CondimentsYear-round

Low-sodium soy sauce provides umami flavor from glutamates and nucleotides while containing approximately 50% less sodium than standard soy sauce. It retains B vitamins and amino acids from fermentation while offering negligible fat and carbohydrate content.

About

Low-sodium soy sauce is a fermented condiment derived from soybeans, wheat, salt, and koji (fungal culture), with sodium content reduced through specialized production methods. Traditional soy sauce (shoyu) originates from China and Japan, with fermentation typically lasting six months to several years. Low-sodium variants maintain the core fermentation process but employ techniques such as ion-exchange resins, ultrafiltration, or modified salt ratios to reduce sodium by 25-50% while preserving umami depth and color.

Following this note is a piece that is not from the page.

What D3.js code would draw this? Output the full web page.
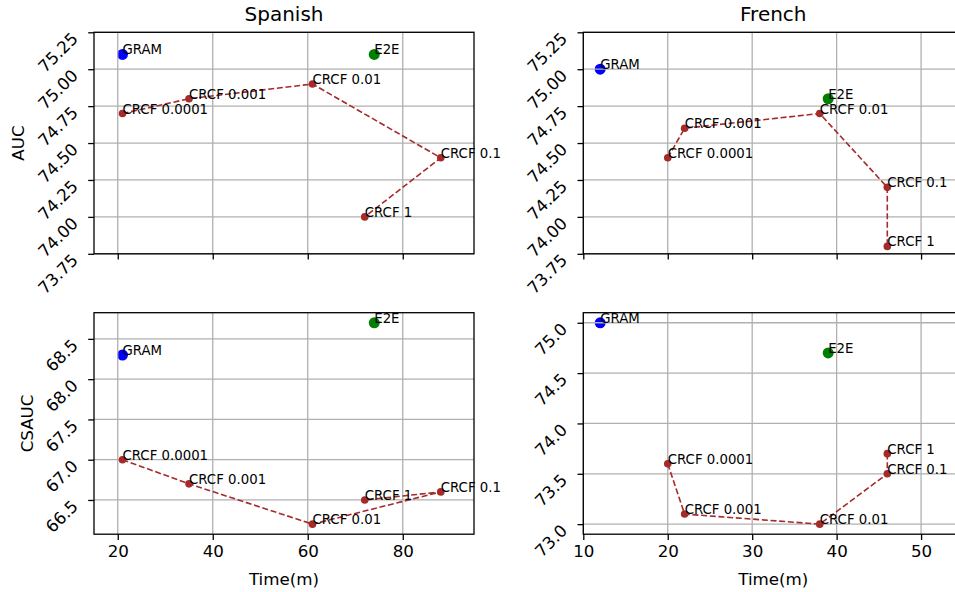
<!DOCTYPE html>
<html>
<head>
<meta charset="utf-8">
<script src="https://cdn.jsdelivr.net/npm/d3@7"></script>
<style>
  body { margin: 0; background: #fff; }
  svg { display: block; font-family: "DejaVu Sans", sans-serif; }
</style>
</head>
<body>
<svg id="chart" width="955" height="592"></svg>
<script>
// CRCF runs, in the order the dashed line joins them
const lambdas = ['0.0001', '0.001', '0.01', '0.1', '1'];

// Spanish
const esTime  = [21, 35, 61, 88, 72];
const esAuc   = [74.7, 74.8, 74.9, 74.4, 74.0];
const esCsauc = [67.0, 66.7, 66.2, 66.6, 66.5];

// French
const frTime  = [20, 22, 38, 46, 46];
const frAuc   = [74.4, 74.6, 74.7, 74.2, 73.8];
const frCsauc = [73.6, 73.1, 73.0, 73.5, 73.7];

// baselines: [time, AUC, CSAUC]
const esGram = [21, 75.1, 68.3];
const esE2e  = [74, 75.1, 68.7];
const frGram = [12, 75.0, 75.0];
const frE2e  = [39, 74.8, 74.7];

// ticks and limits
const esTimeTicks  = [20, 40, 60, 80];
const frTimeTicks  = [10, 20, 30, 40, 50];
const aucTicks     = [73.75, 74, 74.25, 74.5, 74.75, 75, 75.25];
const esCsaucTicks = [66.5, 67, 67.5, 68, 68.5];
const frCsaucTicks = [73, 73.5, 74, 74.5, 75];

const esTimeLim  = [15, 95];
const frTimeLim  = [10, 55];
const aucLim     = [73.75, 75.25];
const esCsaucLim = [66.075, 68.825];
const frCsaucLim = [72.9, 75.1];

let svg = d3.select('#chart');

let cols = [94, 583.3];
let rows = [32.3, 312.7];
let panelW = 380;
let panelH = 221.5;

function drawPanel(o) {
  let g = svg.append('g').attr('transform', 'translate(' + o.x0 + ',' + o.y0 + ')');

  let xScale = d3.scaleLinear().domain(o.xLim).range([0, panelW]);
  let yScale = d3.scaleLinear().domain(o.yLim).range([panelH, 0]);

  // baseline models (drawn below the grid, like a scatter)
  g.append('circle')
    .attr('cx', xScale(o.gram[0])).attr('cy', yScale(o.gram[1]))
    .attr('r', 5.5).style('fill', '#0000ff');
  g.append('circle')
    .attr('cx', xScale(o.e2e[0])).attr('cy', yScale(o.e2e[1]))
    .attr('r', 5.5).style('fill', '#008000');

  // grid
  g.append('g')
    .selectAll('line.gx')
    .data(o.xTicks)
    .enter()
    .append('line')
    .attr('x1', d => xScale(d)).attr('x2', d => xScale(d))
    .attr('y1', 0).attr('y2', panelH)
    .style('stroke', '#b0b0b0').style('stroke-width', 1.3);
  g.append('g')
    .selectAll('line.gy')
    .data(o.yTicks)
    .enter()
    .append('line')
    .attr('x1', 0).attr('x2', panelW)
    .attr('y1', d => yScale(d)).attr('y2', d => yScale(d))
    .style('stroke', '#b0b0b0').style('stroke-width', 1.3);

  // CRCF dashed line and points
  let pts = o.times.map((t, i) => [t, o.vals[i]]);
  g.append('path')
    .datum(pts)
    .attr('d', d3.line().x(d => xScale(d[0])).y(d => yScale(d[1])))
    .style('fill', 'none')
    .style('stroke', '#a52a2a')
    .style('stroke-width', 1.6)
    .style('stroke-dasharray', '6,2.7');
  g.selectAll('.dot-crcf')
    .data(pts)
    .enter()
    .append('circle')
    .attr('class', 'dot-crcf')
    .attr('r', 3.8)
    .attr('cx', d => xScale(d[0]))
    .attr('cy', d => yScale(d[1]))
    .style('fill', '#a52a2a');

  // x axis
  let xAxis = d3.axisBottom(xScale).tickValues(o.xTicks).tickSize(5.8).tickSizeOuter(0).tickPadding(5.5);
  if (!o.showX) xAxis.tickFormat('');
  let xg = g.append('g').attr('transform', 'translate(0,' + panelH + ')').call(xAxis);
  xg.select('.domain').remove();
  xg.selectAll('line').style('stroke', '#000').style('stroke-width', 1.3);
  xg.selectAll('text')
    .style('font-size', '16.7px')
    .style('font-family', '"DejaVu Sans", sans-serif')
    .style('fill', '#000');

  // y axis, labels rotated 45 degrees
  let yAxis = d3.axisLeft(yScale).tickValues(o.yTicks).tickFormat(d3.format(o.yFmt)).tickSize(5.8).tickSizeOuter(0);
  let yg = g.append('g').call(yAxis);
  yg.select('.domain').remove();
  yg.selectAll('line').style('stroke', '#000').style('stroke-width', 1.3);
  yg.selectAll('text')
    .attr('x', null)
    .attr('dy', null)
    .attr('transform', 'translate(-15,7) rotate(-45)')
    .style('text-anchor', 'end')
    .style('font-size', '16.7px')
    .style('font-family', '"DejaVu Sans", sans-serif')
    .style('fill', '#000');

  // frame
  g.append('rect')
    .attr('width', panelW).attr('height', panelH)
    .style('fill', 'none').style('stroke', '#000').style('stroke-width', 1.3);

  // point labels
  let labels = [
    ['GRAM', o.gram[0], o.gram[1]],
    ['E2E', o.e2e[0], o.e2e[1]]
  ].concat(lambdas.map((l, i) => ['CRCF ' + l, o.times[i], o.vals[i]]));
  g.selectAll('.pt-label')
    .data(labels)
    .enter()
    .append('text')
    .attr('class', 'pt-label')
    .attr('x', d => xScale(d[1]))
    .attr('y', d => yScale(d[2]))
    .style('font-size', '13.3px')
    .style('fill', '#000')
    .text(d => d[0]);

  if (o.title) {
    g.append('text')
      .attr('x', panelW / 2).attr('y', 21 - o.y0)
      .style('text-anchor', 'middle')
      .style('font-size', '20px')
      .text(o.title);
  }
  if (o.yLabel) {
    g.append('text')
      .attr('transform', 'translate(' + (o.yLabelX - o.x0) + ',' + panelH / 2 + ') rotate(-90)')
      .style('text-anchor', 'middle')
      .style('font-size', '16.7px')
      .text(o.yLabel);
  }
  if (o.showX) {
    g.append('text')
      .attr('x', panelW / 2).attr('y', 585 - o.y0)
      .style('text-anchor', 'middle')
      .style('font-size', '16.7px')
      .text('Time(m)');
  }
}

drawPanel({ x0: cols[0], y0: rows[0], xLim: esTimeLim, yLim: aucLim, xTicks: esTimeTicks, yTicks: aucTicks, yFmt: '.2f',
  times: esTime, vals: esAuc, gram: [esGram[0], esGram[1]], e2e: [esE2e[0], esE2e[1]],
  title: 'Spanish', yLabel: 'AUC', yLabelX: 24, showX: false });
drawPanel({ x0: cols[1], y0: rows[0], xLim: frTimeLim, yLim: aucLim, xTicks: frTimeTicks, yTicks: aucTicks, yFmt: '.2f',
  times: frTime, vals: frAuc, gram: [frGram[0], frGram[1]], e2e: [frE2e[0], frE2e[1]],
  title: 'French', showX: false });
drawPanel({ x0: cols[0], y0: rows[1], xLim: esTimeLim, yLim: esCsaucLim, xTicks: esTimeTicks, yTicks: esCsaucTicks, yFmt: '.1f',
  times: esTime, vals: esCsauc, gram: [esGram[0], esGram[2]], e2e: [esE2e[0], esE2e[2]],
  yLabel: 'CSAUC', yLabelX: 33, showX: true });
drawPanel({ x0: cols[1], y0: rows[1], xLim: frTimeLim, yLim: frCsaucLim, xTicks: frTimeTicks, yTicks: frCsaucTicks, yFmt: '.1f',
  times: frTime, vals: frCsauc, gram: [frGram[0], frGram[2]], e2e: [frE2e[0], frE2e[2]],
  showX: true });
</script>
</body>
</html>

The resulting product retains the characteristic dark brown hue, complex salty-savory flavor profile, and amino acid composition of standard soy sauce while offering reduced sodium chloride levels.

Culinary Uses

Low-sodium soy sauce functions as a universal seasoning and umami enhancer across Asian cuisines, particularly in Chinese stir-fries, Japanese dishes, and Southeast Asian preparations. It is employed as a table condiment, marinade component, braising liquid ingredient, and dipping sauce base. In Western culinary contexts, it serves as a depth-building seasoning in soups, gravies, and meat preparations. The reduced sodium profile makes it suitable for sodium-restricted diets while maintaining the savory complexity necessary for balanced seasoning without requiring increased quantity to achieve desired flavor impact.